In the late 1800s the Whanganui River was an international tourists' mecca, boasting a
12-strong fleet of riverboats run by Alexander Hatrick & Co to provide access from the coast to Taumarunui. PS Waimarie was built in 1899 by Yarrow & Co Shipbuilders at Poplar, London, and transported in kitset form to Wanganui. Originally named Aotea, she was operated by the Wanganui Settlers River Steamship Co until 1902, when she was sold to Alexander Hatrick and renamed Waimarie (good fortune/peaceful waters).
For almost 50 years PS Waimarie, Queen of the River, plied the River between Wanganui and Pipiriki, navigating the rapids and carring cargo, mail, River dwellers and tourists along this major highway inland.
After the Whanganui River road opened in 1935, the River traffic dwindled and finally, Waimarie, in need of a new boiler, was taken out of service in 1949. In 1952 she sank at her berth in Wanganui.

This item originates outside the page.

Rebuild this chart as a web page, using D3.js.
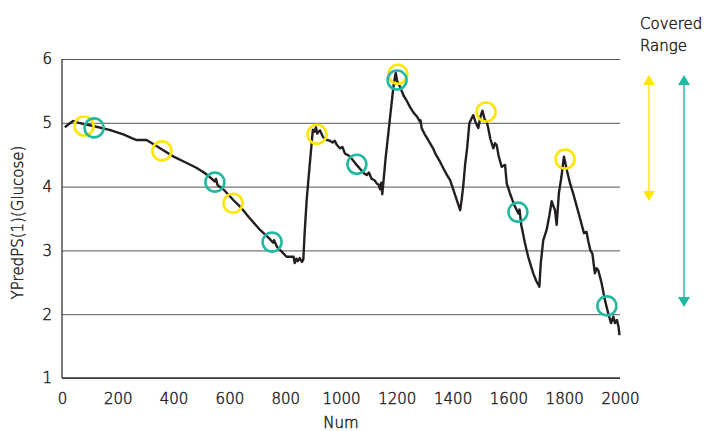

She remained buried in the silt and mud of the River until 1993, when she was salvaged by enthusiastic volunteers and moved into the Whanganui Riverboat Centre for restoration.
Restoration of Waimarie's hull was begun by volunteers, and then major grants from the Trust Bank Wanganui Community Trust, Power Co. Wanganui Trust and the New Zealand Lottery Grants Board, enabled the Riverboat Trust to employ tradesmen on the project.
The original design and manufacturing methods were followed as closely as possible, though the restored vessel complies with all modern safety standards. (All the hull plates were cold riveted - with approximately 40,000 rivets!)
Intensive restoration work began in 1997 and on 1 January 2000 restored Waimarie was recommissioned for her new life on the Whanganui River, as New Zealand's only authentic paddle steamer. In her first year of operation,
PS Waimarie carried over 25,000 passengers.
Waimarie runs regular cruises 13 kilometres up the Whanganui River to a small settlement, Upokongaro.